Da che parte incominciare per formare una classe dirigente nuova? Probabilmente il modello educativo millenario va ripensato. Alla base tanto della scuola, quanto della Chiesa, quanto dei partiti di tradizione comunista, sta un modulo fortemente cognitivistico. Se l’istituzione scolastica, partitica, ecclesiastica è “mater et magistra”, allora deve formare dei “maestri”, siano essi docenti, funzionari di partito o preti. Questo modello ha alle spalle una separatezza millenaria tra otium e negotium, tra Artes liberales – divise nel Trivio delle Artes sermocinales (grammatica, retorica, dialettica) e nel Quadrivio delle Artes reales  (aritmetica, geometria, astronomia, musica) – e Artes mechanicae (vestiaria, agricultura, architectura, militia and venatoria, mercatura, coquinaria, metallaria, almeno secondo la versione di Scoto Eriugena). La Ratio studiorum ha codificato quel modello, che è passato nei sistemi formativi moderni, ovviamente laicizzato e modificato quanto ai contenuti cognitivi. Il modello è andato in crisi, perché le fonti del sapere sono diventate accessibili a tutti – non esistono più “i santuari del sapere” – e perché è emerso con grande potenza il principio moderno di libertà/liberazione e di personalizzazione. Tra le tante profezie irrealizzabili di Marx quella sull’avvento di una “coscienza enorme” si è, viceversa, compiuta in questi ultimi decenni. “La coscienza enorme” sottopone le istituzioni ad uno stress straordinario e le pone perentoriamente sul bivio tra cambiamento e irrilevanza. La scuola, il partito, la Chiesa possono solo accompagnare “la coscienza enorme” sul campo dell’esperienza personale reale.

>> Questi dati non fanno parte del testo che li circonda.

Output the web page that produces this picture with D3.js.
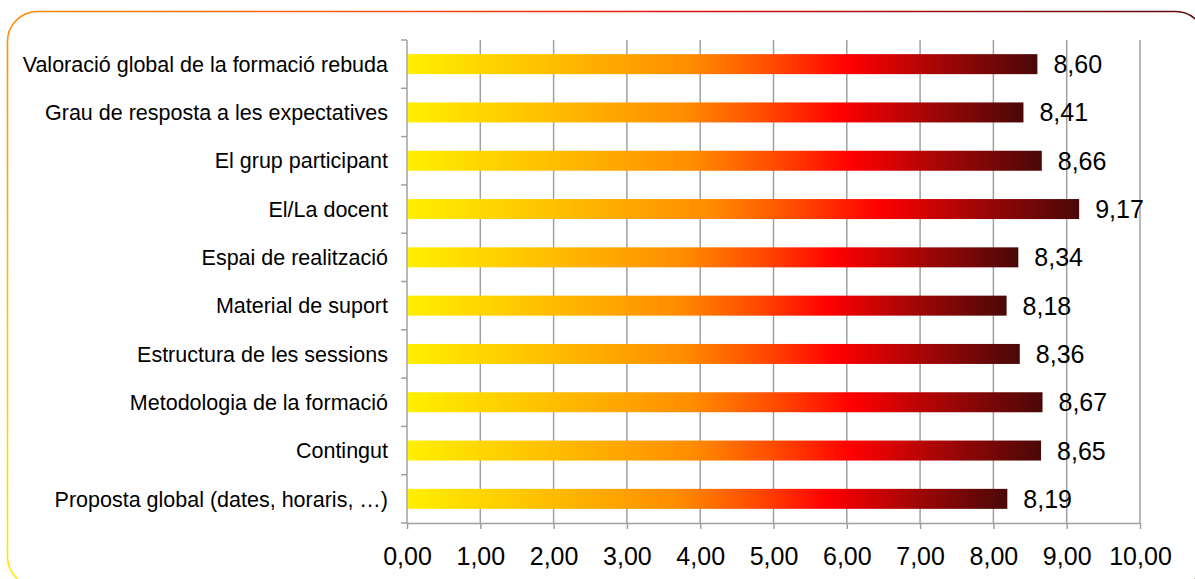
<!DOCTYPE html>
<html>
<head>
<meta charset="utf-8">
<script src="https://cdn.jsdelivr.net/npm/d3@7"></script>
<style>
  body { margin: 0; background: #fff; overflow: hidden; }
  svg { display: block; font-family: "Liberation Sans", Arial, sans-serif; }
</style>
</head>
<body>
<div id="chart"></div>
<script>
// categories from top to bottom
const categories = [
  "Valoració global de la formació rebuda",
  "Grau de resposta a les expectatives",
  "El grup participant",
  "El/La docent",
  "Espai de realització",
  "Material de suport",
  "Estructura de les sessions",
  "Metodologia de la formació",
  "Contingut",
  "Proposta global (dates, horaris, …)"
];
const values = [8.60, 8.41, 8.66, 9.17, 8.34, 8.18, 8.36, 8.67, 8.65, 8.19];
const xTicks = [0, 1, 2, 3, 4, 5, 6, 7, 8, 9, 10];

const W = 1195, H = 579;
const margin = { top: 40, right: 55, bottom: 56, left: 407 };
const width = W - margin.left - margin.right,
  height = H - margin.top - margin.bottom;

const fmt = (v) => d3.format(".2f")(v).replace(".", ",");

const svg = d3.select("#chart").append("svg")
  .attr("width", W)
  .attr("height", H);

const defs = svg.append("defs");

// border gradient, yellow bottom-left to dark red top-right
const borderGrad = defs.append("linearGradient")
  .attr("id", "borderGrad")
  .attr("gradientUnits", "userSpaceOnUse")
  .attr("x1", 0).attr("y1", 580)
  .attr("x2", 1200).attr("y2", 0);
[["0%", "#ffee00"], ["10%", "#ffbb00"], ["19%", "#ff8c00"], ["45%", "#f25212"],
 ["64%", "#e81010"], ["82%", "#9a0a0a"], ["100%", "#5a0808"]]
  .forEach(([o, c]) => borderGrad.append("stop").attr("offset", o).attr("stop-color", c));

// bar gradient, spans each bar
const barGrad = defs.append("linearGradient")
  .attr("id", "barGrad")
  .attr("x1", "0%").attr("y1", "0%")
  .attr("x2", "100%").attr("y2", "0%");
[["0%", "#fff000"], ["22%", "#ffc000"], ["45%", "#ff8c00"], ["58%", "#ff4a00"],
 ["70%", "#ff0000"], ["85%", "#a00606"], ["100%", "#4a0808"]]
  .forEach(([o, c]) => barGrad.append("stop").attr("offset", o).attr("stop-color", c));

svg.append("rect")
  .attr("x", 7.5).attr("y", 11.5)
  .attr("width", 1198).attr("height", 575)
  .attr("rx", 30).attr("ry", 30)
  .attr("fill", "#fff")
  .attr("stroke", "url(#borderGrad)")
  .attr("stroke-width", 1.6);

const g = svg.append("g")
  .attr("transform", "translate(" + margin.left + "," + margin.top + ")");

const xScale = d3.scaleLinear().domain([0, 10]).range([0, width]);
const yScale = d3.scaleBand().domain(categories).range([0, height]);

// vertical gridlines
g.append("g")
  .selectAll("line")
  .data(xTicks.slice(1))
  .enter()
  .append("line")
  .attr("x1", (d) => xScale(d)).attr("x2", (d) => xScale(d))
  .attr("y1", 0).attr("y2", height)
  .attr("stroke", "#a0a0a0")
  .attr("stroke-width", 1.5);

// x axis
const xAxis = g.append("g")
  .attr("transform", "translate(0," + height + ")")
  .call(d3.axisBottom(xScale).tickValues(xTicks).tickFormat(fmt).tickSize(6).tickSizeOuter(0));
xAxis.select(".domain").attr("stroke", "#a0a0a0").attr("stroke-width", 1.5);
xAxis.selectAll(".tick line").attr("stroke", "#a0a0a0").attr("stroke-width", 1.5);
xAxis.selectAll(".tick text")
  .attr("y", 42)
  .attr("dy", "0")
  .style("font-family", "'Liberation Sans', Arial, sans-serif")
  .style("font-size", "25px")
  .attr("fill", "#000");

// y axis: line and ticks at category boundaries
g.append("line")
  .attr("x1", 0).attr("x2", 0)
  .attr("y1", 0).attr("y2", height)
  .attr("stroke", "#a0a0a0").attr("stroke-width", 1.5);
const bounds = categories.map((c) => yScale(c)).concat([height]);
g.append("g")
  .selectAll("line")
  .data(bounds)
  .enter()
  .append("line")
  .attr("x1", -6).attr("x2", 0)
  .attr("y1", (d) => d).attr("y2", (d) => d)
  .attr("stroke", "#a0a0a0").attr("stroke-width", 1.5);

// category labels
g.append("g")
  .selectAll("text")
  .data(categories)
  .enter()
  .append("text")
  .attr("x", -19)
  .attr("y", (d) => yScale(d) + yScale.bandwidth() / 2)
  .attr("dy", "0.36em")
  .attr("text-anchor", "end")
  .style("font-size", "21.5px")
  .attr("fill", "#000")
  .text((d) => d);

// bars
const barH = 20;
g.append("g")
  .selectAll("rect")
  .data(values)
  .enter()
  .append("rect")
  .attr("x", xScale(0) + 1)
  .attr("y", (d, i) => yScale(categories[i]) + yScale.bandwidth() / 2 - barH / 2)
  .attr("width", (d) => xScale(d) - xScale(0) - 1)
  .attr("height", barH)
  .attr("fill", "url(#barGrad)");

// value labels
g.append("g")
  .selectAll("text")
  .data(values)
  .enter()
  .append("text")
  .attr("x", (d) => xScale(d) + 16)
  .attr("y", (d, i) => yScale(categories[i]) + yScale.bandwidth() / 2)
  .attr("dy", "0.36em")
  .style("font-size", "25px")
  .attr("fill", "#000")
  .text((d) => fmt(d));
</script>
</body>
</html>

Formare docenti, dirigenti politici, preti… vuol dire, oggi, intrecciare formazione teorica, testimonianza sul campo, personalizzazione e accompagnamento dei percorsi. Forse quello della bottega artigianale è il modello più fecondo, oggi. Nella scuola si chiama “campus educativo”. Nel partito si chiama “form/azione”. Nella Chiesa? Non saprei! Certamente, non è più il seminario tradizionale.  Forse un ospedale da campo?